Stanley Ernest Walter Cox (15 July 1918 - 27 June 2012) was a British athlete who competed in two Olympic games in 1948 and 1952. Cox served with Royal Air Force in World War II before competing in the 10,000-metre event at the 1948 Summer Olympics. Unable to participate in the 1950 British Empire Games, he returned to the Olympics in 1952, although he did not complete his event, the marathon, due to the flu. At the 1954 British Empire and Commonwealth Games, he suffered a sunstroke and collapsed within two miles (3 km) of the finish. He retired from running in 1956, but continued to work with UK Athletics for several years and was due to participate in the ceremonies of the 2012 Summer Olympics.

==Early life==
Cox was born on 15 July 1918 in Wood Green, England and began his professional running career in 1939. During World War II, he served in Iraq with the Royal Air Force.

== Athletic career ==
After returning to competition and shortly before the Olympics, Cox became the British 6 miles champion after winning the British AAA Championships title at the 1948 AAA Championships. Cox was only allowed two days off work for the 1948 Summer Olympics, one to observe the opening ceremonies and a second actually to compete.

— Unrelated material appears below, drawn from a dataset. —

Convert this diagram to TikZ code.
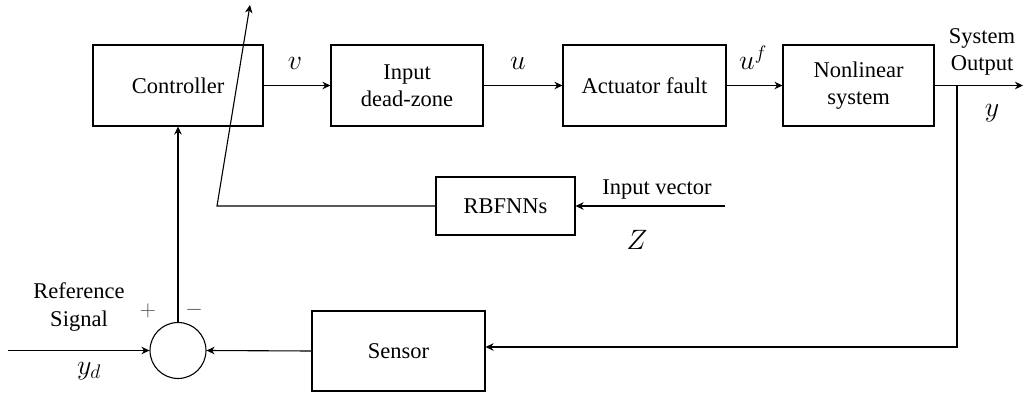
\RequirePackage{fix-cm}
\documentclass[tikz,border=0pt]{standalone}
\usepackage{fontspec}
\setmainfont{Liberation Serif}
\usetikzlibrary{arrows.meta}
\begin{document}
\begin{tikzpicture}[x=1pt,y=-1pt,
  font=\fontsize{22.5}{27.5}\selectfont,
  line width=1.1pt,
  blk/.style={draw, line width=1.1pt, inner sep=0pt, align=center},
  lbl/.style={inner sep=0pt, align=center},
  mlbl/.style={inner sep=0pt, font=\fontsize{28}{33}\selectfont},
  arr/.style={-{Stealth[length=8pt,width=7.5pt,inset=2.5pt]}}]
\useasboundingbox (0,0) rectangle (1024,393);
% blocks
\node[blk, minimum width=170pt, minimum height=81pt] (ctrl) at (178,85.5) {Controller};
\node[blk, minimum width=152pt, minimum height=81pt] (dz) at (407,85.5) {Input\\dead-zone};
\node[blk, minimum width=163pt, minimum height=81pt] (act) at (644.5,85.5) {Actuator fault};
\node[blk, minimum width=151pt, minimum height=81pt] (ns) at (858.5,85.5) {Nonlinear\\system};
\node[blk, minimum width=139pt, minimum height=58pt] (rbf) at (505.5,206) {RBFNNs};
\node[blk, minimum width=173pt, minimum height=80pt] (sen) at (398.5,351) {Sensor};
\node[draw, circle, line width=1.1pt, minimum size=56pt, inner sep=0pt] (sum) at (178,350.5) {};
% coordinates
\coordinate (out) at (1023,85.5);
\coordinate (br) at (957,85.5);
\coordinate (in) at (8,350.5);
\coordinate (zin) at (725,206);
\coordinate (sl0) at (217,206);
\coordinate (sl1) at (250,5);
% connectors
\draw[arr] (ctrl) -- (dz);
\draw[arr] (dz) -- (act);
\draw[arr] (act) -- (ns);
\draw[arr] (ns.east) -- (out);
\draw[arr] (br) |- ([yshift=4pt]sen.east);
\draw[arr] (sen.west) -- (sum.east);
\draw[arr] (in) -- (sum.west);
\draw[arr] (sum.north) -- (ctrl.south);
\draw[arr] (zin) -- (rbf.east);
\draw[arr] (rbf.west) -- (sl0) -- (sl1);
% labels
\node[mlbl] (lv) at (295,63) {$v$};
\node[mlbl] (lu) at (518,63) {$u$};
\node[mlbl] (luf) at (753,58) {$u^f$};
\node[lbl] (lso) at (982,52) {System\\Output};
\node[mlbl] (ly) at (992,113) {$y$};
\node[lbl] (liv) at (657,190) {Input vector};
\node[mlbl] (lz) at (637,240) {$Z$};
\node[lbl] (lref) at (79,307) {Reference\\Signal};
\node[mlbl] (lyd) at (89,371) {$y_d$};
\node[lbl, text=black!70] (lp) at (148,311) {$+$};
\node[lbl, text=black!70] (lm) at (194,310) {$-$};
\end{tikzpicture}
\end{document}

In 1948, Cox was the British six-mile (10 km) champion, with a time of approximately 29 minutes. In the men's 10,000 metres competition, he did not receive a medal, placing seventh. He later claimed that he was told by 1924 Olympian Harold Abrahams that he had run an extra lap due to confusion caused by Emil Zátopek and should have placed fifth instead. In 1952, he was due to compete in the marathon event, but after riding in a drafty aeroplane to the competition he awoke the day of the race with a paralysed left side. It was later discovered that he was suffering from the flu.

In 1949, Cox finished second behind Valdu Lillakas in the 6 miles event at the 1949 AAA Championships. Cox was a Great Britain International from 1939 to 1956. He had qualified for the 1950 British Empire Games, but his employers threatened to fire him if he attended, so he remained at home.

Cox was runner-up three times in the AAA marathon in 1952, 1954 and 1956 and competed in the 1954 British Empire and Commonwealth Games in the marathon event, but did not receive a medal. During the race he, along with fellow athlete Jim Peters, was afflicted with severe hyperthermia and was taken to hospital after running into a post, with only two miles remaining. His personal best time in the marathon was 2 hours and 18 minutes.

==Later life==
After retiring from running in 1956, he worked as a judge with British Amateur Athletics Association. During his tenure at this job, he was hit by a javelin while judging the throw of another competitor, an incident that nearly killed him. Cox, who lived in Felixstowe for nearly 30 years, was seeking to take an active part in the 2012 Summer Olympics and a campaign began to make him a participant in the games' ceremonies. He led a weekly walk group to remain fit and active, walking an average of four miles (6 km) a day, until a year before his death on 27 June 2012.